Pero es el retrato, como ya se ha señalado, y, más propiamente, la indagación sobre las facciones humanas hasta alcanzar sus líneas esenciales lo que de manera definitiva personaliza su producción pictórica. En un recorrido que va desde las llamadas «cabezas de preguerra», pasando por las Cabezas místicas y los Rostros del Salvador, hasta las Cabezas geométricas o abstractas, y que acaba en su última serie, las Meditaciones, el artista realiza una progresiva simplificación y esencialización de los rasgos por la cual va excluyendo cualquier carácter psicológico o expresivo adscrito a una identidad individual. Inicialmente este proceso se opera en la media figura, luego en el primer plano, hasta llegar a reducir el rostro al óvalo y, por último, a la cruz, en una constante tensión entre la plasmación del individuo y la reducción de este a un arquetipo. Una tensión que cuenta con el color como elemento decisivo en la creación de las relaciones armónicas o disonantes entre los elementos.

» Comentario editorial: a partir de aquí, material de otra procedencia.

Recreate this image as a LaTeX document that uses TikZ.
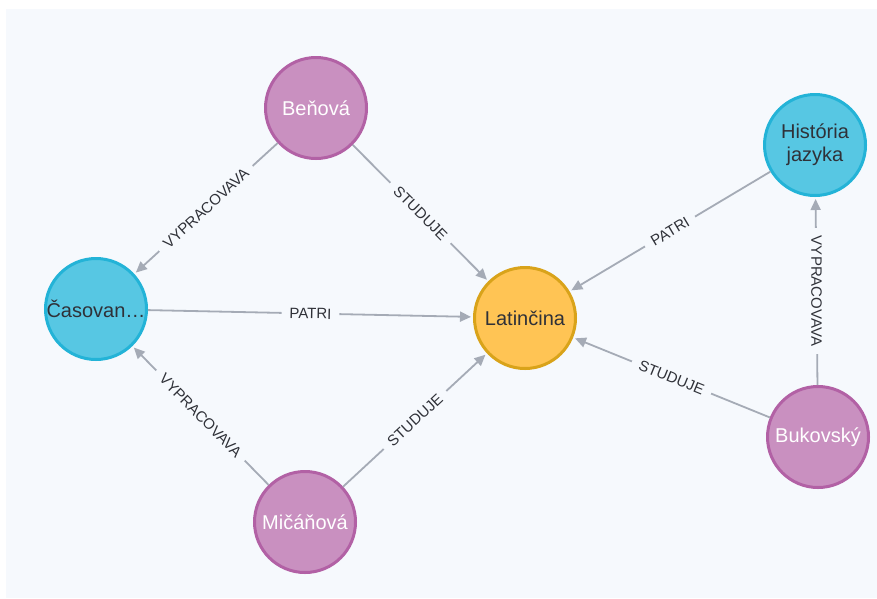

La exposición Jawlensky. El paisaje del rostro, con una selección de más de un centenar de obras, ofrece un amplio recorrido por la trayectoria de este pionero de la autonomía de la pintura, al tiempo que establece puntualmente un diálogo con piezas de distintos artistas con los que compartió inquietudes e intereses, entre ellos los franceses Pierre Girieud, Henri-Edmond Cross, André Derain o Henri Matisse, durante su período postimpresionista y fovista; las pintoras Marianne von Werefkin y Gabriele Münter, en su acercamiento al expresionismo, y Sonia Delaunay, a quien le une el uso vibrante del color.
Fundación MAPFRE. Paseo de Recoletos, 23 (Madrid).
Del 11 de febrero al 9 de mayo de 2021.
Entrada: 5 € (gratuita en lunes, no festivos).